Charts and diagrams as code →
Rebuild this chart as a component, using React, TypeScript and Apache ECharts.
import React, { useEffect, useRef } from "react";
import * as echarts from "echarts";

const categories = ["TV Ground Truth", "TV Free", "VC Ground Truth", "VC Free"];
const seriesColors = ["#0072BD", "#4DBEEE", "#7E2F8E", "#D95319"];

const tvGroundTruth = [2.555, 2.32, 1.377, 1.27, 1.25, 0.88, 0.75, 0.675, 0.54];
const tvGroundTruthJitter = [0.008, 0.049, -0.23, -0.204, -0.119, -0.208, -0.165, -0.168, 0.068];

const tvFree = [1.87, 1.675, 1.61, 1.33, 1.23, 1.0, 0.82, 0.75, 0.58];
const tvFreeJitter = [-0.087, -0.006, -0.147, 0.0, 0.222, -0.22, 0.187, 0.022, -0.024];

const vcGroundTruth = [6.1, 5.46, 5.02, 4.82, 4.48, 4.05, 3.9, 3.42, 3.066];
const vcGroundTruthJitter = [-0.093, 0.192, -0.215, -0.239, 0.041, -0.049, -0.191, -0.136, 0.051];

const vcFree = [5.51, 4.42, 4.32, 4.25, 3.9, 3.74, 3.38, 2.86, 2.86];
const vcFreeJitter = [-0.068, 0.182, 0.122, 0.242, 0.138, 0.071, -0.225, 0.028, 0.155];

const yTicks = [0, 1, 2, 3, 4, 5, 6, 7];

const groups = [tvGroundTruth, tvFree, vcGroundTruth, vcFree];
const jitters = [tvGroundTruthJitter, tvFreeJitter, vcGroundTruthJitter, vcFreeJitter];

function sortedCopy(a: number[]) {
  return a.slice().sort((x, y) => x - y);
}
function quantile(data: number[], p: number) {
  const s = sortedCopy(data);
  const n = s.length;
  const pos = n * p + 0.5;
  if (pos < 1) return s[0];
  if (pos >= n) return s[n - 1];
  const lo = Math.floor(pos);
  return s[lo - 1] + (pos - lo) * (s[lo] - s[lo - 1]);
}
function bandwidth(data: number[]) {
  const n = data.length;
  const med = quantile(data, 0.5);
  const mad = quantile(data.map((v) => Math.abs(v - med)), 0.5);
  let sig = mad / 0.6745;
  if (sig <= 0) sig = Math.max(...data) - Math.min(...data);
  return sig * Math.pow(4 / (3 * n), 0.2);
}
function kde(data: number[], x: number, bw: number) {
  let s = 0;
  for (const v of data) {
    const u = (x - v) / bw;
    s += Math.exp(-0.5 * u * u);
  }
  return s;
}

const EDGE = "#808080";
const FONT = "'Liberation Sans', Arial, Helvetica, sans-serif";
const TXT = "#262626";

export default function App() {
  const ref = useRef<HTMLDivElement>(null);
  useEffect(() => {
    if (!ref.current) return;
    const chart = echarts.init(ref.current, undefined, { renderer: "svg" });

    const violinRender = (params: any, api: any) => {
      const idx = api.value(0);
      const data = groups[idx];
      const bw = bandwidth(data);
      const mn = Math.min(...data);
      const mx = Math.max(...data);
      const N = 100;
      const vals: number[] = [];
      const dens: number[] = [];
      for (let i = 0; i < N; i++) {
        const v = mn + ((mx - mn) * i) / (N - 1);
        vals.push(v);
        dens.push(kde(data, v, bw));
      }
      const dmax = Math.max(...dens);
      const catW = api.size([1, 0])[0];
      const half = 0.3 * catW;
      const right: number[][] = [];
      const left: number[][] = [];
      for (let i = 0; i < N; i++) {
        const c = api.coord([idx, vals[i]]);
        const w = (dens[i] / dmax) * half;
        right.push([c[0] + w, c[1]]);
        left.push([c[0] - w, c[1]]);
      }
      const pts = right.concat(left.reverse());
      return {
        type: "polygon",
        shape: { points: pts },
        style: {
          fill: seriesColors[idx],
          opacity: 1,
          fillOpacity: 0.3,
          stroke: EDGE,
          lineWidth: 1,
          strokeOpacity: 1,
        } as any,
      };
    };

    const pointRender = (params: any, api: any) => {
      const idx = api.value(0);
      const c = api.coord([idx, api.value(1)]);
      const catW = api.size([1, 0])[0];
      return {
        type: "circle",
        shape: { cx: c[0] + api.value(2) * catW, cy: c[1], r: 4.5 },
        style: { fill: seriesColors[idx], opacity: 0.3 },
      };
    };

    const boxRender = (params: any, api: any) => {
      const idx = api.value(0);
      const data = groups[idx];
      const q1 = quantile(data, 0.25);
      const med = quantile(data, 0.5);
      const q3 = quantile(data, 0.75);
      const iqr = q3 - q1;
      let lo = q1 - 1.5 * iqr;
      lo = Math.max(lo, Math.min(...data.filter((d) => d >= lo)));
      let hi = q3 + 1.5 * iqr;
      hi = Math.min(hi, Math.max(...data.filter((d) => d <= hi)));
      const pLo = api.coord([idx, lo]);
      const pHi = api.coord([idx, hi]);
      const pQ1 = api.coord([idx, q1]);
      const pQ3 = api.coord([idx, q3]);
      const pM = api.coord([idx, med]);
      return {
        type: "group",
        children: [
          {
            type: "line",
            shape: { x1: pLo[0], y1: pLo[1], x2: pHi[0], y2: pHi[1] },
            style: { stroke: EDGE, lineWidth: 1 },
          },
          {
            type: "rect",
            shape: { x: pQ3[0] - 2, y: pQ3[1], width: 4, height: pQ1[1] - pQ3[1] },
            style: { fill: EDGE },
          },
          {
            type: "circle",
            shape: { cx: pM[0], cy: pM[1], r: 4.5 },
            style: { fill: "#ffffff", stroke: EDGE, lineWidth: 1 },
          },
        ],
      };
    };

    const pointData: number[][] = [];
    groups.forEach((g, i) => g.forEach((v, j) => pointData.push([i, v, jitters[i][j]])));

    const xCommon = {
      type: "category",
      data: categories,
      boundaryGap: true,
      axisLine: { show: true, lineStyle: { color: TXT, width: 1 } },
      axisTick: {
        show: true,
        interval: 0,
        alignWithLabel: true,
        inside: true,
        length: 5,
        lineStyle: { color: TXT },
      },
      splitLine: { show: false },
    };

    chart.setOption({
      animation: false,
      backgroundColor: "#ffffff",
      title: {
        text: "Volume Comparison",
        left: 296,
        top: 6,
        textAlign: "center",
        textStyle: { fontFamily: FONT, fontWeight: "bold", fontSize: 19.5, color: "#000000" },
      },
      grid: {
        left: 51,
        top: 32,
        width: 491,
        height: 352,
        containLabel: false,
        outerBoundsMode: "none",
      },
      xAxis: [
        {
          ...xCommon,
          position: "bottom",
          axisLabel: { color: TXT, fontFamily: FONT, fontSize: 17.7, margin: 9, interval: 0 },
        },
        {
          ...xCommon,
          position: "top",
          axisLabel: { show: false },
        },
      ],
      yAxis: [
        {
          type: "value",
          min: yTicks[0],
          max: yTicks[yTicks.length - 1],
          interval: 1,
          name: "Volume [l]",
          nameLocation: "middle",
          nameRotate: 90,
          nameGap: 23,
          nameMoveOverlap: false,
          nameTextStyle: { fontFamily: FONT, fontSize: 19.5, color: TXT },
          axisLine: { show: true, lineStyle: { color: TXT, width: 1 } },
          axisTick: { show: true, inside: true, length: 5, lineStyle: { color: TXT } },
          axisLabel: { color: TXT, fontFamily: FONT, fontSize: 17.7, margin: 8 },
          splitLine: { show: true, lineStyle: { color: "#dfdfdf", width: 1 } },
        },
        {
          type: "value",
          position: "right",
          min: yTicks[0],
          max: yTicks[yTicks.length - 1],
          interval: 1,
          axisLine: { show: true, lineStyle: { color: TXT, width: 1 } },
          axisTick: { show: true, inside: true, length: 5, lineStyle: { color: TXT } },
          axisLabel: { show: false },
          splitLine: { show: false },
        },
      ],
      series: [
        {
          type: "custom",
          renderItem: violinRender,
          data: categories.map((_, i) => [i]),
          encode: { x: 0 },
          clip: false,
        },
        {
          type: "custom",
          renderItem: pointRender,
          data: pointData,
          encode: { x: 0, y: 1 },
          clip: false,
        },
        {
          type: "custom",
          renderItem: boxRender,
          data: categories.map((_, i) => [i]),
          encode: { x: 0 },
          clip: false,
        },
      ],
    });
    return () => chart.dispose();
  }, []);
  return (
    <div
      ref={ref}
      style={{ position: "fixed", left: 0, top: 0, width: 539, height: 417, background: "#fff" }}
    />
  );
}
==
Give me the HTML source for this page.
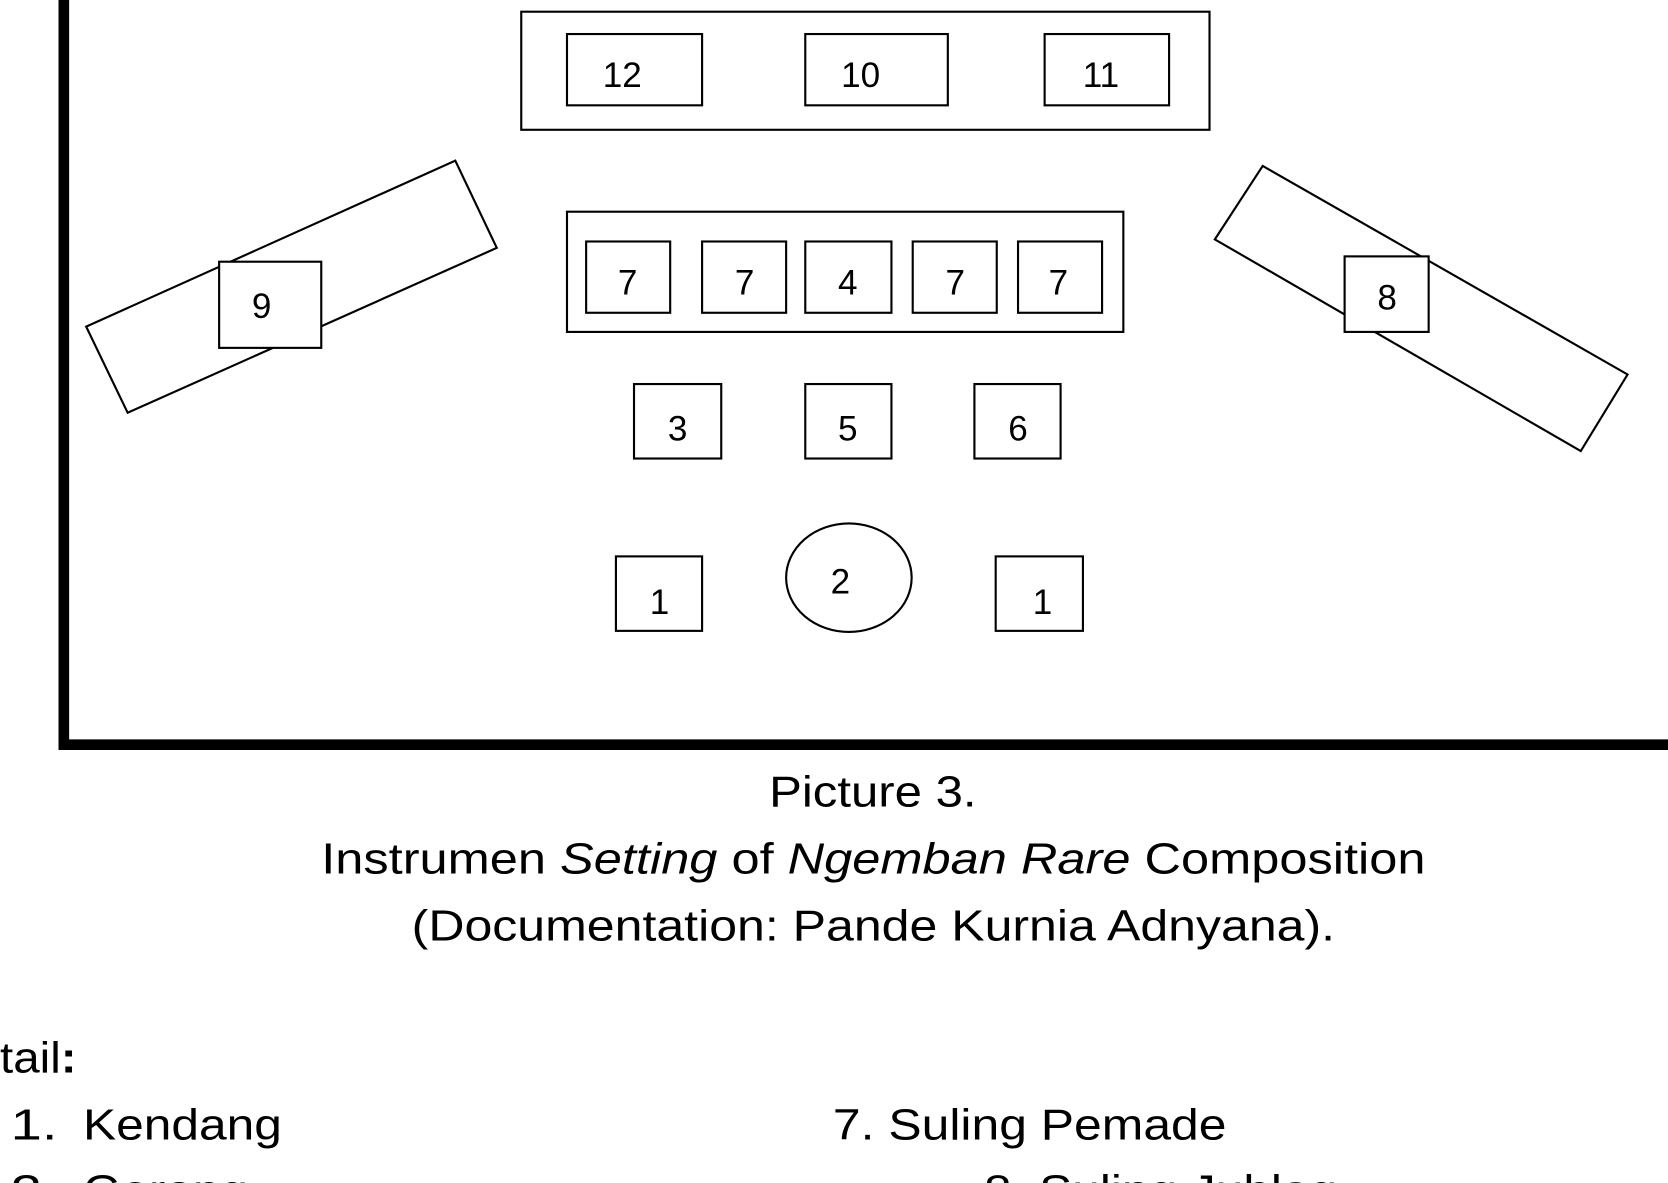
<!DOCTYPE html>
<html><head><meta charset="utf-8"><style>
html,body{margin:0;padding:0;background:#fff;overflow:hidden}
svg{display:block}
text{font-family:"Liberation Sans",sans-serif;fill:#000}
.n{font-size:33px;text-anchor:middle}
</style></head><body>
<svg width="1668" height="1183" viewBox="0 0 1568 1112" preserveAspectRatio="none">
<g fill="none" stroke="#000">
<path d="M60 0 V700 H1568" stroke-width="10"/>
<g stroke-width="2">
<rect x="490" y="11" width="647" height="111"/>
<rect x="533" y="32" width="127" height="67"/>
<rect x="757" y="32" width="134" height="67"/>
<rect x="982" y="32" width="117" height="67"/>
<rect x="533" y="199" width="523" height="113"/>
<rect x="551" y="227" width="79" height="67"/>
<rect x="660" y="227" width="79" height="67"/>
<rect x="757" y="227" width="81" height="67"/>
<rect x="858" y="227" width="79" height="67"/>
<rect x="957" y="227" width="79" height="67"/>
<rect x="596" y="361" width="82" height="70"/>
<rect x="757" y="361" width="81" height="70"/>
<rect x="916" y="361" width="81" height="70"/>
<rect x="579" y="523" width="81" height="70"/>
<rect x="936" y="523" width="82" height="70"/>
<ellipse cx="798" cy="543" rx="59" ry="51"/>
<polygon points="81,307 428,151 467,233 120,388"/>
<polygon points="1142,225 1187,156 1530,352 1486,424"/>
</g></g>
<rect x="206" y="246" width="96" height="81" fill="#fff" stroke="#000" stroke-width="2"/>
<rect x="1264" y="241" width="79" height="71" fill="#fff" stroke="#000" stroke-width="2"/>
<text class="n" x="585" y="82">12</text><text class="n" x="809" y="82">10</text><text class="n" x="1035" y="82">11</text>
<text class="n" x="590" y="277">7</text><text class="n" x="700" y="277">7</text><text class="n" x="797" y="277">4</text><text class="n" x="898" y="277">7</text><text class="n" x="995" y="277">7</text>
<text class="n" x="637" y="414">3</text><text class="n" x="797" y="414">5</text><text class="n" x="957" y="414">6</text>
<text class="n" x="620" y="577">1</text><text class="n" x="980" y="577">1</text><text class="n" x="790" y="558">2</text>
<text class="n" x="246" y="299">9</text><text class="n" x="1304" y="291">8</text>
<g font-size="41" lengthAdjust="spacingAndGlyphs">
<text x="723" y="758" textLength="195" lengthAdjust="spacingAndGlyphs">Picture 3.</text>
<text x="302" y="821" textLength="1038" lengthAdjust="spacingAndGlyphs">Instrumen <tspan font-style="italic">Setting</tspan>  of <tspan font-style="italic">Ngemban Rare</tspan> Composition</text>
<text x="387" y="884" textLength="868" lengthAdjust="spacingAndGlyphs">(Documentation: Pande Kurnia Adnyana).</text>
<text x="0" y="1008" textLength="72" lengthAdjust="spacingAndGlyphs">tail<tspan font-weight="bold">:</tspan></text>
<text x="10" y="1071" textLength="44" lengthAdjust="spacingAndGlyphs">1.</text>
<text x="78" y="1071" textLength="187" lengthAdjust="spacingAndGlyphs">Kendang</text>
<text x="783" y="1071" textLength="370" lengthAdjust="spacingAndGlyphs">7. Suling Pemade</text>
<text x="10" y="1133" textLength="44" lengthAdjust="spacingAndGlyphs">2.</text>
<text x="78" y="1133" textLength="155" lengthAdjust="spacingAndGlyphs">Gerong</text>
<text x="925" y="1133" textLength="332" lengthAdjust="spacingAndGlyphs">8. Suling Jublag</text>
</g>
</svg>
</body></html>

Instructions to follow → Look above for the line containing "Rebuild this chart". Output from there through the line containing "tvFreeJitter, vcGroundTruthJitter, vcFreeJitter];", exactly and inclusively.

Output below →
Rebuild this chart as a component, using React, TypeScript and Apache ECharts.
import React, { useEffect, useRef } from "react";
import * as echarts from "echarts";

const categories = ["TV Ground Truth", "TV Free", "VC Ground Truth", "VC Free"];
const seriesColors = ["#0072BD", "#4DBEEE", "#7E2F8E", "#D95319"];

const tvGroundTruth = [2.555, 2.32, 1.377, 1.27, 1.25, 0.88, 0.75, 0.675, 0.54];
const tvGroundTruthJitter = [0.008, 0.049, -0.23, -0.204, -0.119, -0.208, -0.165, -0.168, 0.068];

const tvFree = [1.87, 1.675, 1.61, 1.33, 1.23, 1.0, 0.82, 0.75, 0.58];
const tvFreeJitter = [-0.087, -0.006, -0.147, 0.0, 0.222, -0.22, 0.187, 0.022, -0.024];

const vcGroundTruth = [6.1, 5.46, 5.02, 4.82, 4.48, 4.05, 3.9, 3.42, 3.066];
const vcGroundTruthJitter = [-0.093, 0.192, -0.215, -0.239, 0.041, -0.049, -0.191, -0.136, 0.051];

const vcFree = [5.51, 4.42, 4.32, 4.25, 3.9, 3.74, 3.38, 2.86, 2.86];
const vcFreeJitter = [-0.068, 0.182, 0.122, 0.242, 0.138, 0.071, -0.225, 0.028, 0.155];

const yTicks = [0, 1, 2, 3, 4, 5, 6, 7];

const groups = [tvGroundTruth, tvFree, vcGroundTruth, vcFree];
const jitters = [tvGroundTruthJitter, tvFreeJitter, vcGroundTruthJitter, vcFreeJitter];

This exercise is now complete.